The streets were unusually quiet on Sunday, with many older Malaysians fearful of trouble. The last time the coalition suffered a heavy setback, in 1969, race riots erupted. Malaysia's share market is expected to slide on Monday, as political uncertainty takes hold after the massive protest vote.

In a recorded speech to be aired later on Sunday, Abdullah thanked voters for support that enabled his coalition to form the government, and promised to implement its manifesto.

"I'd like to emphasise that Barisan and other component parties accept the people's wishes in the election that was conducted smoothly, based on a democratic process that is fair and transparent," he said.

"God willing there will be no disturbance, there will be no chaos."

Malaysia is largely a mix of ethnic Malays, who make up about 55 percent of the population, and ethnic Chinese and Indians, who account for about a third.

A protest vote from Chinese and Indians, upset over what they saw as racial inequality in terms of business, job and education opportunities, had been expected.

But Malays, who are all Muslims and traditionally support Barisan, completed a perfect storm for the government, giving the opposition Islamists a record vote to protest rising prices.

What Now?

Deputy Prime Minister Najib Razak pledged loyalty to the continued leadership of Abdullah, saying in a statement: "I will assist the party president to face the challenges".

"The people have made their choice and we are grateful that Barisan has still been entrusted to govern the country".

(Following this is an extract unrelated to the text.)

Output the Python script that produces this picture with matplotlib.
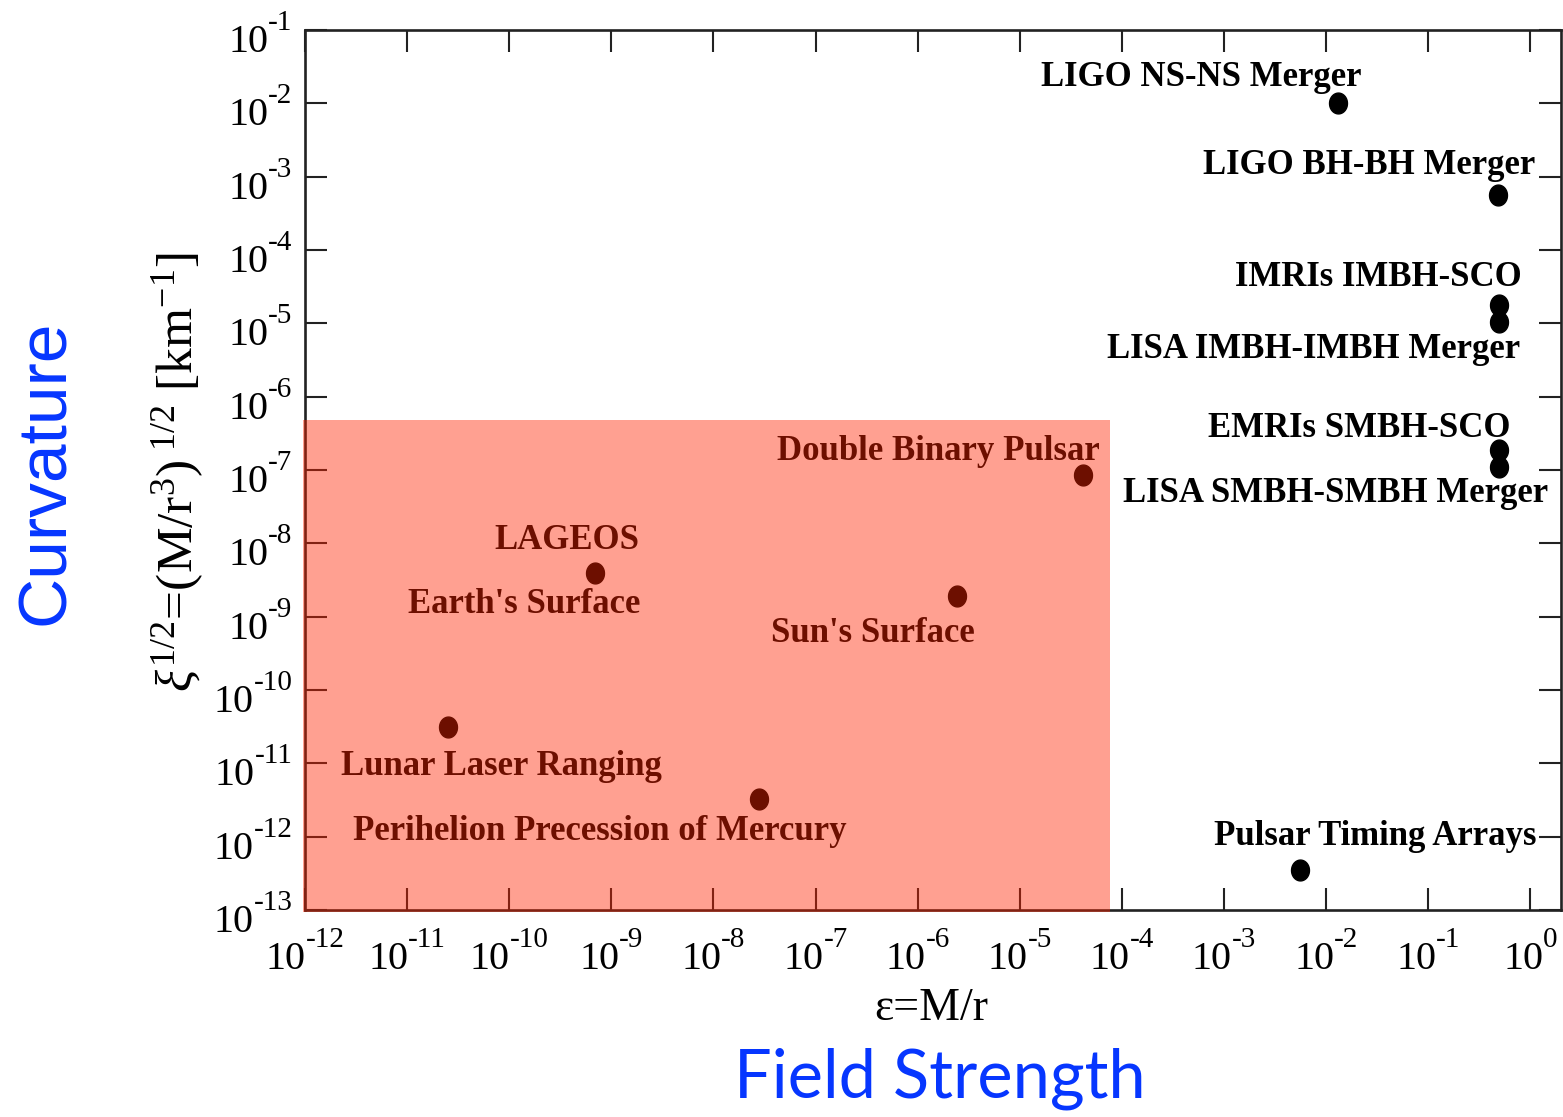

Former premier Mahathir bluntly said Abdullah should quit.

"He should accept responsibility," said Mahathir, who now says he made a mistake in picking Abdullah as his successor and the current deputy premier, Najib Razak, should have taken over.

"The political stability has finally been challenged," said Pankaj Kumar, chief investment officer at Kurnia Insurance, who helps manage 1.6 billion ringgit ($506 million) in assets.

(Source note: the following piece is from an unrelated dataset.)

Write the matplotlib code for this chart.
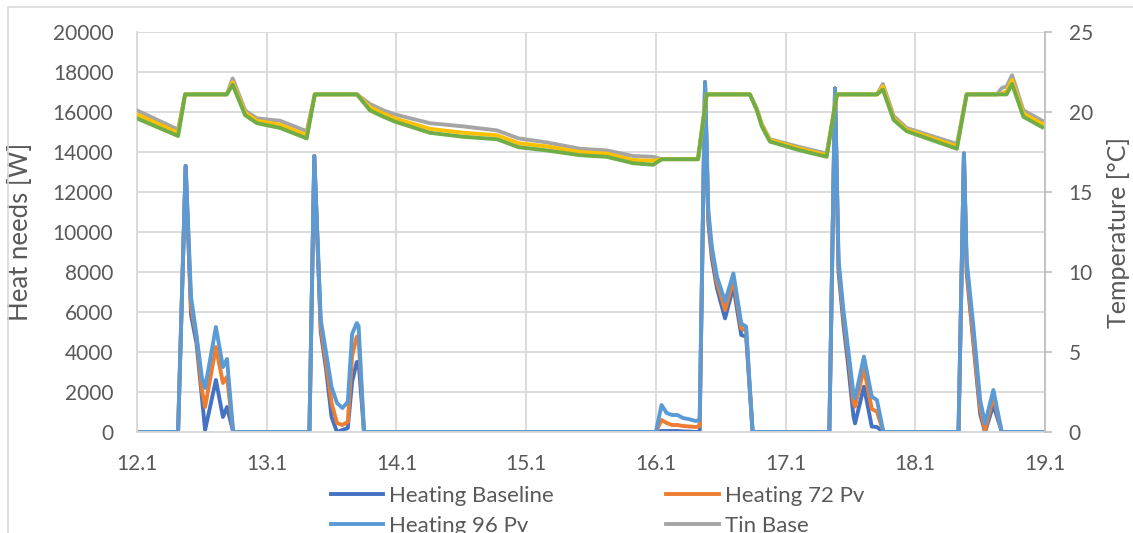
#!/usr/bin/env python3
import matplotlib
matplotlib.use("Agg")
import matplotlib.pyplot as plt
from matplotlib.patches import Rectangle

# x values are hours from the start of 12.1
day_labels = ["12.1", "13.1", "14.1", "15.1", "16.1", "17.1", "18.1", "19.1"]

# heating needs [W], one shared time axis for the three heating series
heat_hours = [0, 7.6, 9.0, 10.0, 11.0, 12.0, 12.6, 14.6, 15.9, 16.65, 17.8,
              31.9, 32.8, 34.0, 35.0, 36.0, 37.0, 38.0, 39.0, 39.8, 40.66, 41.0, 42.0,
              96.0, 97.05, 98.0, 99.0, 100.0, 101.0, 102.0, 103.4, 104.1, 105.1,
              105.7, 106.35, 107.3, 108.8, 110.35, 111.8, 112.7, 113.9,
              128.1, 129.15, 129.8, 130.7, 131.6, 132.55, 132.85, 134.5, 135.95, 136.9, 138.1,
              152.0, 153.0, 153.5, 154.75, 156.0, 156.9, 158.45, 160.0, 167.6]
heat_base = [0, 0, 13300, 5850, 4450, 1750, 100, 2600, 750, 1250, 0,
             0, 13800, 5000, 3100, 750, 0, 100, 200, 2500, 3500, 3500, 0,
             0, 50, 50, 50, 50, 30, 20, 0, 0, 17500,
             10500, 8700, 7200, 5680, 7270, 4850, 4770, 0,
             0, 17180, 8000, 5400, 3300, 800, 430, 2270, 270, 250, 0,
             0, 13930, 8000, 4430, 900, 0, 1350, 0, 0]
heat_72pv = [0, 0, 13300, 6250, 4750, 2100, 1250, 4250, 2450, 2750, 0,
             0, 13800, 5250, 3450, 1450, 450, 350, 500, 3800, 4770, 4700, 0,
             0, 600, 450, 350, 350, 300, 280, 250, 300, 17500,
             10800, 9000, 7500, 6100, 7600, 5180, 5070, 0,
             0, 17180, 8300, 5800, 3800, 1500, 1270, 3180, 1150, 1020, 0,
             0, 13930, 8300, 4600, 1200, 100, 1770, 0, 0]
heat_96pv = [0, 0, 13300, 6750, 4850, 2750, 2200, 5250, 3250, 3650, 0,
             0, 13800, 5600, 3950, 2250, 1450, 1200, 1500, 4900, 5450, 5300, 0,
             0, 1350, 950, 850, 850, 700, 650, 550, 600, 17500,
             11100, 9270, 7770, 6520, 7930, 5430, 5270, 0,
             0, 17180, 8600, 6100, 4100, 1930, 1680, 3770, 1770, 1600, 0,
             0, 13930, 8600, 5270, 1600, 430, 2100, 0, 0]

# indoor temperature [°C]
temp_hours = [0, 7.6, 8.9, 16.6, 17.7, 20.0, 22.2, 26.5, 31.4, 32.9, 40.7, 43.1, 45.6,
              47.7, 54.2, 60.4, 66.6, 70.6, 75.8, 82.0, 86.9, 91.8, 95.5, 97.1, 103.8,
              105.4, 113.4, 114.7, 115.6, 117.1, 122.7, 127.6, 129.5, 136.9, 138.0,
              140.0, 142.4, 151.7, 153.5, 159.1, 160.0, 160.9, 161.9, 164.0, 167.5]
tin_base = [20.1, 18.9, 21.1, 21.1, 22.1, 20.1, 19.6, 19.45, 18.8, 21.1, 21.1, 20.5, 20.1,
            19.85, 19.3, 19.1, 18.85, 18.35, 18.1, 17.7, 17.6, 17.25, 17.2, 17.05, 17.05,
            21.1, 21.1, 20.2, 19.25, 18.3, 17.8, 17.4, 21.1, 21.1, 21.75,
            19.75, 19.0, 18.0, 21.1, 21.1, 21.5, 21.6, 22.3, 20.1, 19.45]
tin_72pv = [19.85, 18.7, 21.1, 21.1, 21.85, 19.95, 19.45, 19.2, 18.55, 21.1, 21.1, 20.3, 19.9,
            19.6, 18.95, 18.7, 18.55, 18.05, 17.85, 17.5, 17.4, 17.0, 16.95, 17.05, 17.05,
            21.1, 21.1, 20.15, 19.2, 18.25, 17.7, 17.3, 21.1, 21.1, 21.6,
            19.6, 18.9, 17.85, 21.1, 21.1, 21.15, 21.3, 22.0, 19.9, 19.25]
tin_96pv = [19.6, 18.5, 21.1, 21.1, 21.7, 19.8, 19.3, 19.0, 18.35, 21.1, 21.1, 20.1, 19.7,
            19.4, 18.7, 18.45, 18.3, 17.8, 17.6, 17.3, 17.2, 16.8, 16.7, 17.05, 17.05,
            21.1, 21.1, 20.1, 19.1, 18.15, 17.6, 17.2, 21.1, 21.1, 21.4,
            19.5, 18.8, 17.7, 21.1, 21.1, 21.1, 21.1, 21.75, 19.7, 19.05]

plt.rcParams['font.family'] = ['Lato', 'DejaVu Sans']
txt_color = '#595959'
grid_color = '#D9D9D9'
lw = 2.8

fig = plt.figure(figsize=(11.33, 5.33), dpi=100)
ax = fig.add_axes([137/1133, 1 - 432/533, 908/1133, 400/533])
ax2 = ax.twinx()

# outer chart border (cropped at right and bottom in the original)
fig.patches.append(Rectangle((7.5/1133, -0.1), 1.2, 1 - 7.5/533 + 0.1,
                             transform=fig.transFigure, fill=False,
                             edgecolor='#D9D9D9', linewidth=1.2))

l1, = ax.plot(heat_hours, heat_base, color='#4472C4', lw=lw, label='Heating Baseline')
l2, = ax.plot(heat_hours, heat_72pv, color='#ED7D31', lw=lw, label='Heating 72 Pv')
l3, = ax.plot(heat_hours, heat_96pv, color='#5B9BD5', lw=lw, label='Heating 96 Pv')
l4, = ax2.plot(temp_hours, tin_base, color='#A5A5A5', lw=lw, label='Tin Base')
l5, = ax2.plot(temp_hours, tin_72pv, color='#FFC000', lw=lw, label='Tin 72 Pv')
l6, = ax2.plot(temp_hours, tin_96pv, color='#70AD47', lw=lw, label='Tin 96 Pv')

ax.set_xlim(0, 168)
ax.set_xticks(range(0, 169, 24))
ax.set_xticklabels(day_labels)
ax.set_ylim(0, 20000)
ax.set_yticks(range(0, 20001, 2000))
ax2.set_ylim(0, 25)
ax2.set_yticks(range(0, 26, 5))

ax.grid(True, color=grid_color, lw=1.3)
ax.set_axisbelow(True)
ax.spines['top'].set_visible(False)
ax2.spines['top'].set_visible(False)
ax.spines['left'].set_color(grid_color)
ax.spines['bottom'].set_color(grid_color)
ax.spines['left'].set_linewidth(1.3)
ax.spines['bottom'].set_linewidth(1.3)
ax2.spines['left'].set_visible(False)
ax2.spines['bottom'].set_visible(False)
ax2.spines['right'].set_color('#BFBFBF')
ax2.spines['right'].set_linewidth(1.3)
ax.spines['right'].set_visible(False)

ax.tick_params(axis='y', length=0, pad=17, labelsize=15, labelcolor=txt_color)
ax.tick_params(axis='x', length=0, pad=16, labelsize=15, labelcolor=txt_color)
ax2.tick_params(axis='y', length=5, width=1.2, color='#BFBFBF', pad=12,
                labelsize=15, labelcolor=txt_color)

ax.set_ylabel('Heat needs [W]', fontsize=18.5, color=txt_color)
ax.yaxis.set_label_coords(-0.115, 0.5)
ax2.set_ylabel('Temperature [°C]', fontsize=18, color=txt_color, rotation=90)
ax2.yaxis.set_label_coords(1.068, 0.5)

# legend fills column by column, so order the handles to read row by row
handles = [l1, l3, l5, l2, l4, l6]
fig.legend(handles, [h.get_label() for h in handles], ncol=2, frameon=False,
           loc='upper left', bbox_to_anchor=(320/1133, 1 - 475/533), borderpad=0,
           fontsize=16, labelcolor=txt_color, handlelength=2.35,
           handletextpad=0.27, columnspacing=5.05, labelspacing=0.43)

fig.savefig('out.png', dpi=100)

"The question is, how does Malaysia move forward from here in restoring confidence?"

A sales broker said he expected the benchmark Kuala Lumpur Composite Index to fall 50 to 100 points, or about 8 percent, on Monday as investors try to answer that query.

"This is probably not good news for the equity market or the ringgit," said Tim Condon, Singapore-based head of Asia research for investment bank ING.

Abdullah, who just four years ago led the coalition to a record election victory now faces a difficult period, although several party leaders are to meet with him to pledge their support, a source close to the party leadership said.

Abdullah's humbling performance nationally was compounded when his own home state, the industrial heartland of Penang, fell to the opposition.

The leftist Chinese-backed Democratic Action Party (DAP) won Penang, the hub of Malaysia's electronics industry, which accounts for about half of exports. As for the opposition Islamist party, PAS, it scored shock victories in the northern states of Kedah and Perak and held northeastern Kelantan.

DAP and PAS also joined the People's Justice Party, or Parti Keadilan, to wrest control of the industrial state of Selangor and almost all the seats in the capital Kuala Lumpur.

Now the disparate opposition parties must work together.

"I am playing the role of coordinating the opposition outside parliament, that is the major thing for now," said opposition figure Anwar Ibrahim, de facto leader of Keadilan, which emerged as the biggest opposition party in federal parliament with 31 seats. "I am optimistic that we can have a more coherent force."

Results from the election commission on Monday morning showed the National Front with 140 seats in the 222-seat parliament versus 82 for the opposition.